Chronic kidney disease is largely age-related, though can occur in younger people under some circumstances. It is one of a number of conditions in which research strongly implicates cellular senescence in its onset, progression, and pathology. Senescent cells accumulate in tissues with age. Cells become senescent throughout life, both on reaching the Hayflick limit to replication and in response to stress or damage. A senescent cell ceases replication, grows in size, and generates pro-inflammatory, pro-growth signaling that attracts the immune system and alters the behavior of surrounding cells. In the short term, this signaling is helpful. In youth, senescent cells are cleared efficiently by the immune system, but in later life this clearance falters allowing senescent cells to accumulate in number. Sustained senescent cell signaling contributes to chronic inflammation and disruption of tissue structure and function.
Today's open access paper reviews what is known of cellular senescence in kidney aging versus chronic kidney disease, and notes the arguments for and against considering chronic kidney disease to be a form of accelerated kidney aging. Either way, kidney disease and dysfunction is fairly high on the list of conditions that may be treated earlier rather than later in the development of senotherapeutic drugs that either selectively destroy senescent cells or modulate their behavior to be less harmful. The diabetic form of kidney disease is one of the few conditions for which an initial clinical trial using first generation senolytic drugs has taken place. The similarities between kidney aging and kidney disease might provide hope that low-cost senotherapeutics can meaningfully reduce the burden of dysfunction in older individuals.

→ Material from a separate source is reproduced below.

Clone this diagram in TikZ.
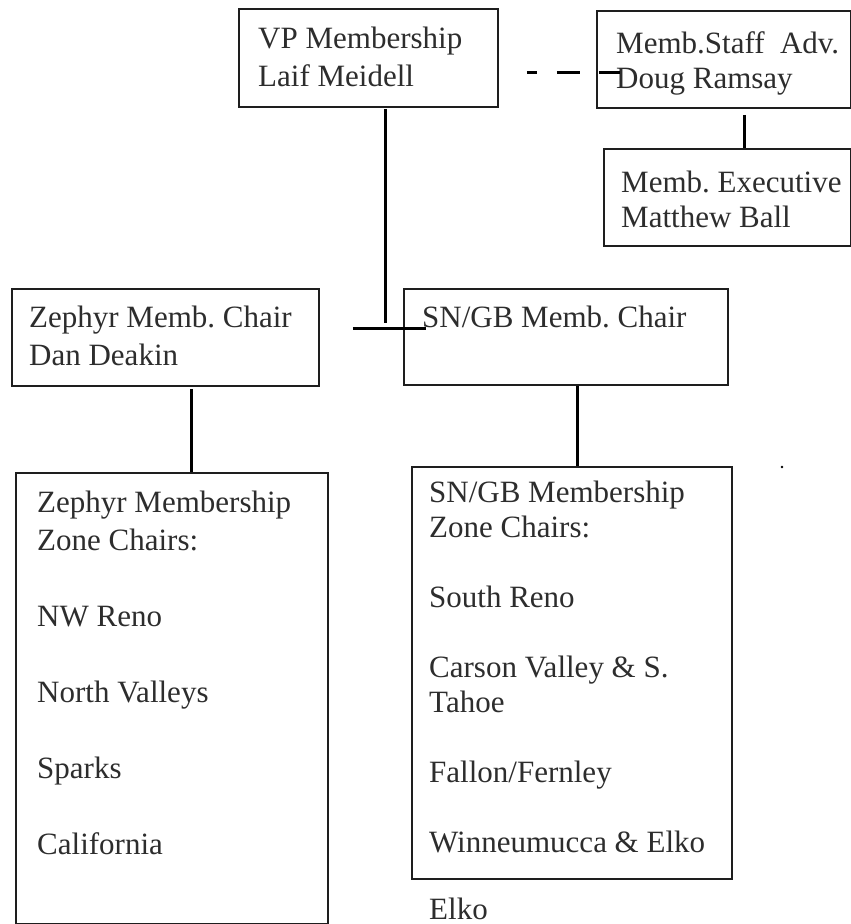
\documentclass[tikz,border=0pt]{standalone}
\usepackage{fontspec}
\setmainfont{Liberation Serif}
\usetikzlibrary{calc}
\definecolor{txtgray}{RGB}{45,45,45}
\definecolor{boxgray}{RGB}{30,30,30}
\frenchspacing
\begin{document}
\begin{tikzpicture}[x=1pt,y=-1pt,
  box/.style={draw=boxgray, line width=1.8pt, rectangle, inner sep=0pt, anchor=north west},
  txtA/.style={inner sep=0pt, anchor=base west, text=txtgray, font=\frenchspacing\fontsize{31}{38}\selectfont},
  txtB/.style={inner sep=0pt, anchor=base west, text=txtgray, font=\frenchspacing\fontsize{31}{35}\selectfont},
  conn/.style={draw=black, line width=3pt}]
\useasboundingbox (0,0) rectangle (851,924);
\fill[white] (0,0) rectangle (851,924);
% boxes
\node[box, minimum width=259pt, minimum height=98pt] (vp) at (238,8) {};
\node[box, minimum width=254pt, minimum height=97pt] (staff) at (596,10) {};
\node[box, minimum width=247pt, minimum height=97pt] (exec) at (603,148) {};
\node[box, minimum width=307pt, minimum height=97pt] (zc) at (11,288) {};
\node[box, minimum width=324pt, minimum height=96pt] (sc) at (403,288) {};
\node[box, minimum width=312pt, minimum height=451pt] (zm) at (15,472) {};
\node[box, minimum width=320pt, minimum height=412pt] (sm) at (411,466) {};
% texts
\node[txtA] (vpt) at (258,48) {\begin{tabular}[t]{@{}l@{}}VP Membership\\Laif Meidell\end{tabular}};
\node[txtB] (stafft) at (616,53) {\begin{tabular}[t]{@{}l@{}}Memb.Staff~ Adv.\\Doug Ramsay\end{tabular}};
\node[txtB] (exect) at (621,192) {\begin{tabular}[t]{@{}l@{}}Memb. Executive\\Matthew Ball\end{tabular}};
\node[txtA] (zct) at (29,327) {\begin{tabular}[t]{@{}l@{}}Zephyr Memb. Chair\\Dan Deakin\end{tabular}};
\node[txtA] (sct) at (422,327) {SN/GB Memb. Chair};
\node[txtA] (zmt) at (37,512) {\begin{tabular}[t]{@{}l@{}}Zephyr Membership\\Zone Chairs:\\ \\NW Reno\\ \\North Valleys\\ \\Sparks\\ \\California\end{tabular}};
\node[txtB] (smt) at (429,502) {\begin{tabular}[t]{@{}l@{}}SN/GB Membership\\Zone Chairs:\\ \\South Reno\\ \\Carson Valley \& S.\\Tahoe\\ \\Fallon/Fernley\\ \\Winneumucca \& Elko\end{tabular}};
\node[txtA] (elko) at (429,919) {Elko};
% connectors
\draw[conn] ($(vp.south west)+(147,1)$) -- ($(sc.north west)+(-18,35)$);
\draw[conn] ($(zc.north east)+(33,40)$) -- ($(sc.north west)+(23,40)$);
\draw[conn, dash pattern=on 10pt off 20pt on 23pt off 19pt on 23pt] ($(vp.north east)+(28,64)$) -- ($(staff.north west)+(24,62)$);
\draw[conn] ($(staff.south west)+(148,6)$) -- ($(exec.north west)+(141,0)$);
\draw[conn] ($(zc.south west)+(180,2)$) -- ($(zm.north west)+(176,0)$);
\draw[conn] ($(sc.south west)+(174,0)$) -- ($(sm.north west)+(166,0)$);
\fill[black] (782,467) circle (1.3);
\end{tikzpicture}
\end{document}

Chronic Kidney Disease and Cellular Senescence
As individuals age, kidney function naturally declines, with the decrease in estimated glomular filtration rate (eGFR) starting at around age 30 at a rate of 0.7-0.9 mL/min/1.73 m2 per year in healthy individuals. With age, the kidney undergoes a series of changes that resemble those observed in chronic kidney disease (CKD), including a reduction in the number and size of nephrons, glomerulosclerosis, tubular atrophy, inflammation, dyslipidemia, interstitial fibrosis, and an increase in the prevalence of vascular rarefaction and arteriosclerosis. Furthermore, aging kidneys, similarly to kidneys in CKD, are susceptible to injury, oxidative stress, inflammation, and fibrosis and often struggle to regenerate and recover. However, these changes are typically milder during normal aging than in CKD. Therefore, in many ways, CKD may be likened to a state of premature or accelerated renal aging.
This resemblance partly reflects the unique physiological context of the kidney, where high metabolic activity, chronic exposure to circulating toxins, susceptibility to hypoxia, and limited regenerative capacity of key cell populations amplify stress responses and promote the accumulation of senescent cells. At the cellular level, typical features of premature aging include the accumulation of senescent cells and stem cell exhaustion. Disruption or dysregulation of critical signaling pathways, such as DNA damage, oxidative stress, telomere shortening, loss of Klotho, and oncogene activation, can lead to premature aging. Recent proteomic and transcriptomic studies provide evidence that cellular senescence contributes to CKD progression rather than solely reflecting aging.
CKD patients can be stratified into senescence-based endotypes (sendotypes), where a high-senescence signature dominated by TNF, NF-κB, and MAPK signaling is associated with worse renal function and faster eGFR decline. These senescence-associated pathways were further validated in human CKD biopsies and kidney organoid injury models, confirming their involvement at the tissue level. These findings suggest that CKD is biologically heterogeneous with respect to senescence signaling. The sendotype framework may therefore provide a basis for precision senotherapeutic strategies, where therapies targeting specific inflammatory or senescence pathways (e.g., NF-κB or MAPK signaling) could be applied to patient subgroups most likely to benefit.
The literature highlights cellular senescence as a central mechanism driving both kidney aging and CKD. Nevertheless, determining whether renal senescence serves as a catalyst or an outcome of CKD remains challenging, as current evidence suggests a bidirectional relationship in which kidney injury promotes senescence, while senescent cells further promote inflammation and fibrosis, thereby contributing to disease progression.